We started to explore all our options regarding Eid-ul-fitr (a muslim celebration after the month of Ramadan when devoted muslims fast dawn to dusk). We could drive to Toronto and spend the Eid among friends. Sounded great but there was a problem. According to prior calculations the Eid would be either on Thursday or Friday (based upon lunar calender), which meant I would have to take those days off and loose remuneration (being a contractor). That line of thinking stopped right there. Another choice was to go across the border to Michigan and visit Mili’s niece who lived in Midland with her family. She had invited us earlier and we knew there were a large number of Muslims there. Midland was four hours trip on car, quite doable. But again taking a day off was unavoidable. We had to reject it too. Economy here hadn’t been too good lately and loosing money was no option.
A week before Eid-ul-fitr Mili did something very clever but obvious. She looked up into the telephone book for known Muslim names. Bingo! She had a match. A quick call established association with that name to a Bangladeshi family. I saw smile in her face. This wasn’t going to be a solemn Eid celebration after all! I guess after a month of fasting she could expect to celebrate. A formal visit to the other family revealed that the gentleman, Shabuj, a former lecturer of Applied Physics taught in a local college. From him we found out that though there weren’t too many Muslim families around, a couple of dozen students from Bangladesh had recently come to the town to study in Algoma University and Sault (Soo) College. One of them, Sumon had rented the ground floor of their house and was living with his wife Sonia. We were very pleased to see a house full of compatriots after a seemingly long gap. The Eid celebration looked very prospective.
Owing to its location Sault Ste Marie gets more snow than its southern neighbors. It was only the beginning of December and the town was already covered with inch thick sheet of snow. The glorified appearance of green summer grass had disappeared completely, from every inch of ground that one could see, replaced by the glossy, soft, ubiquitous crystals of snow. To a mind that is open for novelty and exotic beauty this view could be overwhelming. While I enjoy every bit of short living summer here, deep inside me something also lusts for the delight of viewing a good snow fall, something that’s quite rhythmic, queer and someway strange. No matter how much mess the piled up snow creates and how difficult it becomes to drive on slippery and sometimes icy roads I have always, in a rather weird way, loved a snowy winter. That’s why I was quite excited when my journalist friend Ekram gave me the idea to write something about a white Eid. While in west a white Christmas is something expected and cherished for, a white Eid is definitely not something very usual for us, though living in this part of the world had rewarded many with that experience, more or less. I got my partly wrecked camera (thanks to screaming machine) out and loaded it with a film. It was clicking time.

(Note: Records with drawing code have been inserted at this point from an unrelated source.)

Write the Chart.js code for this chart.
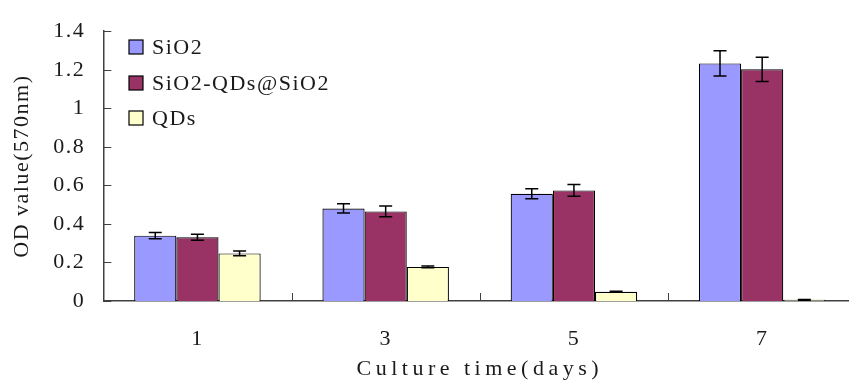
<!DOCTYPE html>
<html>
<head>
<meta charset="utf-8">
<title>OD value chart</title>
<script src="https://cdn.jsdelivr.net/npm/chart.js@4"></script>
<style>
  body { margin: 0; background: #fff; overflow: hidden; }
  #wrap { width: 866px; height: 381px; }
</style>
</head>
<body>
<div id="wrap"><canvas id="myChart"></canvas></div>
<script>
// values
const days = ['1', '3', '5', '7'];
const sio2 = [0.339, 0.480, 0.556, 1.233];
const sio2Err = [0.016, 0.024, 0.026, 0.065];
const coated = [0.331, 0.465, 0.574, 1.202];
const coatedErr = [0.016, 0.028, 0.031, 0.063];
const qds = [0.247, 0.177, 0.048, 0.006];
const qdsErr = [0.012, 0.005, 0.003, 0.002];
const yTicks = [0, 0.2, 0.4, 0.6, 0.8, 1.0, 1.2, 1.4];

const FONT = { family: '"Liberation Serif", "DejaVu Serif", serif', size: 22 };
const AXIS = '#404040';
const TEXT = '#1a1a1a';

// the original uses a wide serif font, spread the letters a bit
const spacing = {
  id: 'spacing',
  beforeDraw(chart) {
    chart.ctx.letterSpacing = '1.5px';
  },
  afterLayout(chart) {
    // x title is wider in the original (monospace font)
    const xs = chart.scales.x;
    if (xs._wideTitle) return;
    const orig = xs.drawTitle;
    xs.drawTitle = function () {
      this.ctx.letterSpacing = '4.5px';
      orig.call(this);
      this.ctx.letterSpacing = '1.5px';
    };
    xs._wideTitle = true;
  }
};

// error bars, drawn with the y scale
const errorBars = {
  id: 'errorBars',
  afterDatasetsDraw(chart) {
    const ctx = chart.ctx;
    const y = chart.scales.y;
    ctx.save();
    ctx.strokeStyle = '#000';
    ctx.lineWidth = 1.5;
    chart.data.datasets.forEach((ds, i) => {
      const meta = chart.getDatasetMeta(i);
      meta.data.forEach((bar, j) => {
        const v = ds.data[j];
        const e = ds.errors[j];
        const top = y.getPixelForValue(v + e);
        const bot = y.getPixelForValue(v - e);
        ctx.beginPath();
        ctx.moveTo(bar.x, top);
        ctx.lineTo(bar.x, bot);
        ctx.moveTo(bar.x - 6.5, top);
        ctx.lineTo(bar.x + 6.5, top);
        ctx.moveTo(bar.x - 6.5, bot);
        ctx.lineTo(bar.x + 6.5, bot);
        ctx.stroke();
      });
    });
    ctx.restore();
  }
};

// small tick marks pointing into the plot
const innerTicks = {
  id: 'innerTicks',
  afterDraw(chart) {
    const ctx = chart.ctx;
    const { x, y } = chart.scales;
    const area = chart.chartArea;
    ctx.save();
    ctx.strokeStyle = AXIS;
    ctx.lineWidth = 1;
    ctx.beginPath();
    yTicks.forEach((t) => {
      const py = Math.round(y.getPixelForValue(t)) + 0.5;
      ctx.moveTo(area.left, py);
      ctx.lineTo(area.left + 8, py);
    });
    for (let i = 0; i < days.length - 1; i++) {
      const px = Math.round((x.getPixelForValue(i) + x.getPixelForValue(i + 1)) / 2) + 0.5;
      ctx.moveTo(px, area.bottom);
      ctx.lineTo(px, area.bottom - 8);
    }
    ctx.stroke();
    ctx.restore();
  }
};

// legend inside the plot, top left
const innerLegend = {
  id: 'innerLegend',
  afterDraw(chart) {
    const ctx = chart.ctx;
    const rows = [47, 83, 118];
    ctx.save();
    ctx.font = `${FONT.size}px ${FONT.family}`;
    ctx.textBaseline = 'middle';
    chart.data.datasets.forEach((ds, i) => {
      const cy = rows[i];
      ctx.fillStyle = ds.backgroundColor;
      ctx.fillRect(129, cy - 7, 14, 14);
      ctx.strokeStyle = '#000';
      ctx.lineWidth = 1.2;
      ctx.strokeRect(129, cy - 7, 14, 14);
      ctx.fillStyle = TEXT;
      ctx.fillText(ds.label, 152, cy + 1);
    });
    ctx.restore();
  }
};

function makeSet(label, data, errors, color) {
  return {
    label: label,
    data: data,
    errors: errors,
    backgroundColor: color,
    borderColor: '#000',
    borderWidth: 1.2,
    categoryPercentage: 0.672,
    barPercentage: 1.0
  };
}

const chart = new Chart(document.querySelector('#myChart'), {
  type: 'bar',
  data: {
    labels: days,
    datasets: [
      makeSet('SiO2', sio2, sio2Err, '#9999FF'),
      makeSet('SiO2-QDs@SiO2', coated, coatedErr, '#993366'),
      makeSet('QDs', qds, qdsErr, '#FFFFCC')
    ]
  },
  options: {
    responsive: true,
    maintainAspectRatio: false,
    animation: false,
    layout: { padding: { left: 0, right: 9.7, top: 19, bottom: 0 } },
    plugins: {
      legend: { display: false },
      tooltip: { enabled: false }
    },
    scales: {
      x: {
        grid: { display: false, drawTicks: false },
        border: { display: true, color: AXIS, width: 1.5 },
        ticks: { font: FONT, color: TEXT, padding: 25, maxRotation: 0 },
        title: {
          display: true,
          text: 'Culture time(days)',
          font: FONT,
          color: TEXT,
          padding: { top: 0, bottom: -1 }
        },
        afterFit(scale) { scale.height = 80; }
      },
      y: {
        min: 0,
        max: 1.4,
        grid: { display: false, drawTicks: false },
        border: { display: true, color: AXIS, width: 1.5 },
        afterBuildTicks(axis) { axis.ticks = yTicks.map((v) => ({ value: v })); },
        ticks: {
          font: FONT,
          color: TEXT,
          padding: 18,
          callback: (v) => String(+v.toFixed(1))
        },
        title: {
          display: true,
          text: 'OD value(570nm)',
          font: FONT,
          color: TEXT,
          padding: { top: 9, bottom: 0 }
        },
        afterFit(scale) { scale.width = 103.3; }
      }
    }
  },
  plugins: [spacing, errorBars, innerTicks, innerLegend]
});
</script>
</body>
</html>
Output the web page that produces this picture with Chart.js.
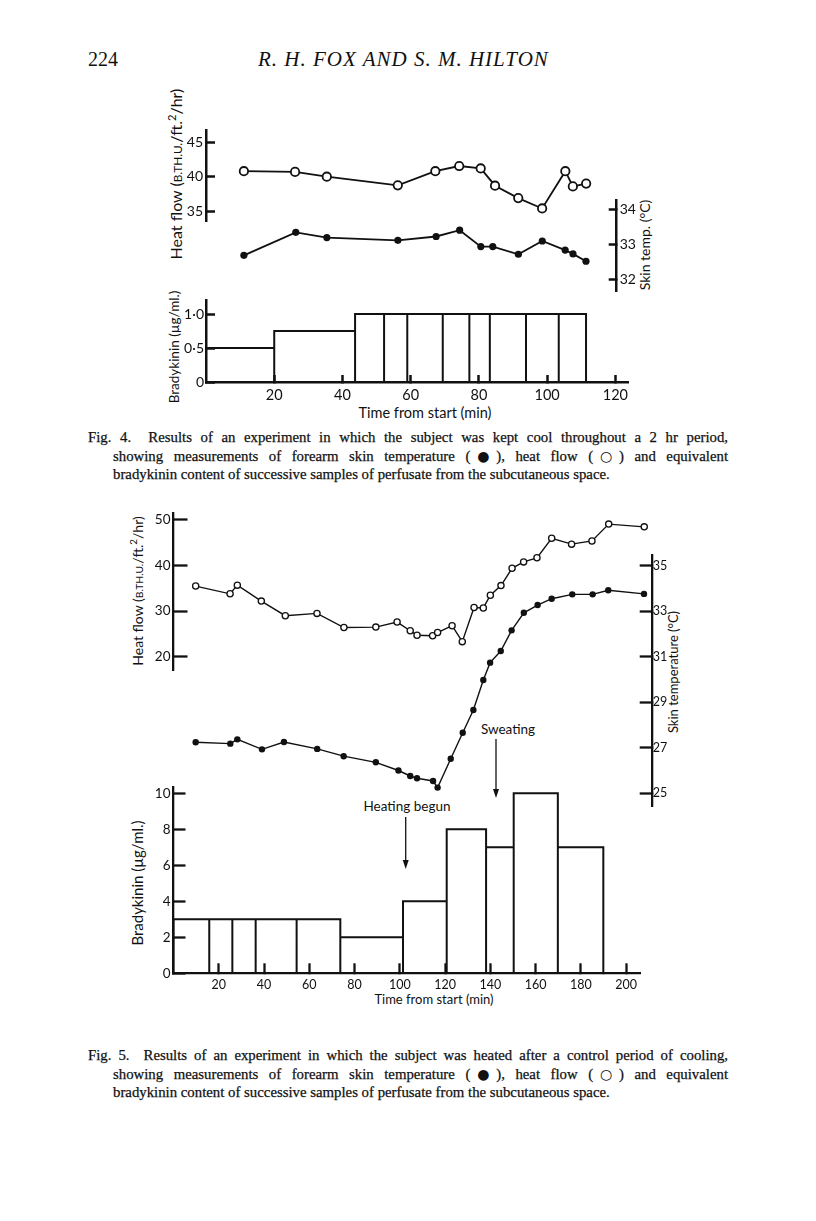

It was already Wednesday and tons of things had to be done before the Eid day, which we decided to celebrate on Saturday, not Thursday, not Friday (having seen Arabs and Indian, Pakistani communities battling over Eid days several times in USA and actually celebrating it on different days sometimes in the same city, made taking my decision much easier). For me there was no taking work off. Initially I thought of arranging this party into a community center, which had to be rented. My goal was to find as many people as I could for the party, religion was not an issue. If it was a celebration, Eid or not, it had to look like one. That wasn’t going to happen without the diversity. After a frank discussion with Shabuj bhai and bhabi we all agreed that cooking for thirty-forty people could be a problem. So, it was time for plan B. Ming’s Buffet – a Chinese restaurant located only minutes away from my work place had won my heart at first gulp. I love the greasy food and never forget to gorge. I greedily mentioned about Ming. To my satisfaction everybody else agreed. Ming came here from Toronto a year ago and had been battling to survive in a slow town. Since we came here another Chinese restaurant had already closed its doors due to lack of business. I didn’t want the same ending to Ming. His food was good and affordable besides the pleasure of having a strange conversation with him where half the time none of us had any idea what the other one was saying. Ming had come from Hong Kong just a year ago and was yet to get proficient in English.
It was becoming difficult to get our guest lists going. The colleges were closed for Xmas vacation and many Bangladeshi students had already left Sault for Toronto. Only six stayed back. Mili and I invited our Srilankan friends and Shabuj bhai promised to bring his neighbor and an Indian friend. I had a senior friend from an American university who was working as a teacher in the Lake Superior University, just on the other side of the US bridge, a long stretch of metallic overpass that joined Sault, Canada with Sault, USA – a much smaller entity. A quick call to him revealed that he had two colleagues who were Muslims, one from Iraq another Palestine. I was quick to invite them all though none of them could make it due to their busy schedules.
Friday passed by quietly. In most places Eid was celebrated. I later heard some students had said their Eid prayer somewhere in Sault College that morning. I was at work and had no information regarding this. I wasn’t too crazy about the prayer but I felt bad for missing a good photo opportunity.